Now, I don’t think developers neccessarily set out to make their games not reverse-compatible per se – for example, id didn’t start over when they modified the Quake engine into the Quake II engine – mostly they just make changes to the engine which break the ability to run levels and mods from the old game, or they do rewrite from scratch. When they release the source code to older games, the fans do the work to make the game reverse compatible – for example, the ports of DOOM to modern versions of Windows, and the ports of the Z-Machine architecture, allowing games like Zork to run on everything from mainframes to the Game Boy.

But now Ritual is hinting at the idea of porting their 1998 Quake engine title SiN to the Source engine, perhaps as a preorder bonus for people who get the first episode of the Source-only sequel SiN: Episodes. This is a step in the right direction, I think. Sure, it will be a long time before the engines behind SiN and Half-Life become so antiquated that they won’t run anymore, but now it will be even longer before they become impossible to run. For example, if for some reason the GeForce 9900 board decides to do something to completely break all OpenGL titles written before 1999, the Source engine’s updates will take care of the old games.

id’s practice of releasing the source is cool, but what would be really cool is if someone were to take the source to Quake III and make it be able to run the levels and mods for Quake and Quake II. Of course part of the problem there is access to assets. For example, Valve can port Half-Life to the Source engine in part because they have access to and own all the original map files and source code for the original game. They can author a converter to take the levels of the old game, create compilable maps for the new engine, hit compile, and they’re there. Similar affair for the source code – especially since they could just apply wrappers and modern processing power will take up the slack.

Of course, I’m not saying that when a game designer writes a new game they have to drag every game they’ve ever done along with them. But I do like it when they take extra effort to make their games “forward compatible” with the standards and engines of the day.

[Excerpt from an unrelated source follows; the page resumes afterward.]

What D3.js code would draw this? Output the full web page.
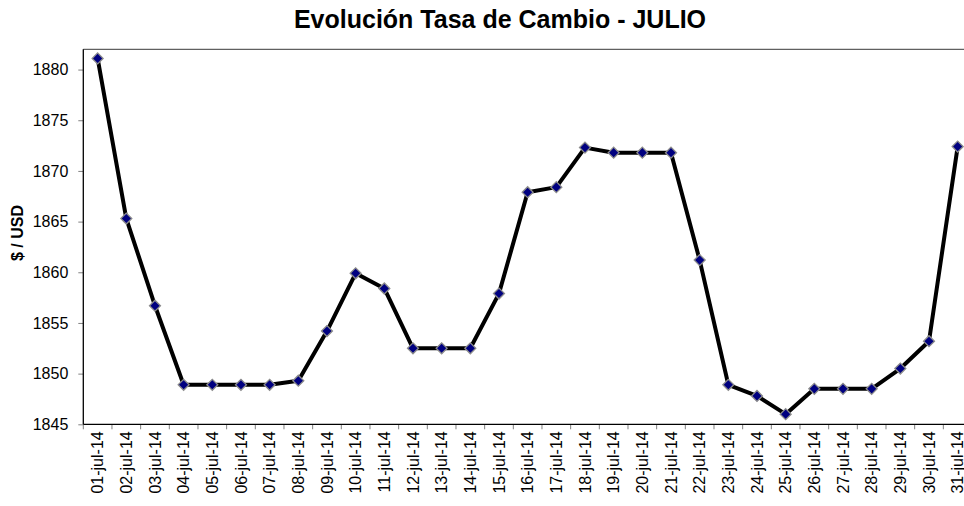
<!DOCTYPE html>
<html><head><meta charset="utf-8">
<script src="https://cdn.jsdelivr.net/npm/d3@7"></script>
<style>
html,body{margin:0;padding:0;background:#fff;overflow:hidden}
text{font-family:Arial,"Liberation Sans",sans-serif}
</style></head>
<body><svg id="c" width="964" height="506"></svg>
<script>
const title = "Evolución Tasa de Cambio - JULIO";
const yLabel = "$ / USD";
const dates = ["01-jul-14","02-jul-14","03-jul-14","04-jul-14","05-jul-14","06-jul-14","07-jul-14","08-jul-14","09-jul-14","10-jul-14","11-jul-14","12-jul-14","13-jul-14","14-jul-14","15-jul-14","16-jul-14","17-jul-14","18-jul-14","19-jul-14","20-jul-14","21-jul-14","22-jul-14","23-jul-14","24-jul-14","25-jul-14","26-jul-14","27-jul-14","28-jul-14","29-jul-14","30-jul-14","31-jul-14"];
const rates = [1881.1,1865.3,1856.7,1848.9,1848.9,1848.9,1848.9,1849.3,1854.2,1859.9,1858.4,1852.5,1852.5,1852.5,1857.9,1867.9,1868.4,1872.3,1871.8,1871.8,1871.8,1861.2,1848.9,1847.8,1846.0,1848.5,1848.5,1848.5,1850.5,1853.2,1872.4];
const yTicks = [1845,1850,1855,1860,1865,1870,1875,1880];
const yDomain = [1845,1882];

const svg = d3.select("#c");
const L = 83.3, T = 49.3, B = 424.3, R = 972;

const x = d3.scaleBand().domain(dates).range([L, R]).padding(0);
const y = d3.scaleLinear().domain(yDomain).range([B, T]);

svg.append("text").attr("x", 500).attr("y", 28).attr("text-anchor","middle")
  .attr("font-size", 25).attr("font-weight","bold").attr("fill","#000").text(title);

// plot border top
svg.append("line").attr("x1",L).attr("x2",R).attr("y1",T).attr("y2",T).attr("stroke","#606060").attr("stroke-width",1.3);

// y axis
const ya = svg.append("g").attr("transform",`translate(${L},0)`)
  .call(d3.axisLeft(y).tickValues(yTicks).tickSize(5).tickPadding(10).tickFormat(d3.format("d")));
ya.select(".domain").remove();
ya.selectAll(".tick line").attr("stroke","#808080");
ya.selectAll(".tick text").attr("font-size",16).attr("fill","#000").attr("font-family","Arial, 'Liberation Sans', sans-serif");
svg.append("line").attr("x1",L).attr("x2",L).attr("y1",T).attr("y2",B).attr("stroke","#000").attr("stroke-width",1.3);

// x axis
const xa = svg.append("g").attr("transform",`translate(0,${B})`)
  .call(d3.axisBottom(x).tickSize(0).tickPadding(0));
xa.select(".domain").remove();
xa.selectAll(".tick line").remove();
xa.selectAll(".tick text").attr("font-size",16).attr("fill","#000")
  .attr("font-family","Arial, 'Liberation Sans', sans-serif")
  .attr("transform","rotate(-90)").attr("text-anchor","end")
  .attr("x",-7).attr("y",0).attr("dy","0.35em");
// category boundary ticks
const bounds = dates.map(d => x(d)).concat([R]);
svg.append("g").selectAll("line").data(bounds).join("line")
  .attr("x1",d=>d).attr("x2",d=>d).attr("y1",B).attr("y2",B+5).attr("stroke","#808080");
svg.append("line").attr("x1",L).attr("x2",R).attr("y1",B).attr("y2",B).attr("stroke","#000").attr("stroke-width",1.3);

// y label
svg.append("text").attr("transform",`translate(23,233) rotate(-90)`).attr("text-anchor","middle")
  .attr("font-size",16).attr("font-weight","bold").attr("fill","#000").text(yLabel);

const cx = d => x(d) + x.bandwidth()/2;
const line = d3.line().x((d,i)=>cx(dates[i])).y(d=>y(d));
svg.append("path").datum(rates).attr("d",line).attr("fill","none")
  .attr("stroke","#000").attr("stroke-width",4).attr("stroke-linejoin","round");

svg.append("g").selectAll("path").data(rates).join("path")
  .attr("d", d3.symbol().type(d3.symbolSquare).size(60))
  .attr("transform",(d,i)=>`translate(${cx(dates[i])},${y(d)}) rotate(45)`)
  .attr("fill","#000080").attr("stroke","#8c8c8c").attr("stroke-width",1.3);
</script></body></html>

What keeps coming to my mind is the fact that I have old movies to watch on DVD. DVD didn’t hit the market until 1997 but I have movies dating back to the 1930’s (Wizard of Oz, Gone with the Wind, some Disney titles) that I can watch on the format. What happened here is that the movie studios realized there was money to be made by making their old movies compatible with the newer hardware. More to the point, they realized that they could sell them again. And when the DVD successor comes around, I’m sure they’ll try to sell them again.

Of course “porting” old movies is easier than porting games. It’s not like our eyes and ears have changed. So long as the negatives still exist they can hire a firm to restore them and another to transfer them to DVD. They don’t have to worry about the operating system to a computer not allowing access. I guess a good analogy would be a DVD player which refused to play discs that featured black and white movies or that didn’t have at least 5.1 sound.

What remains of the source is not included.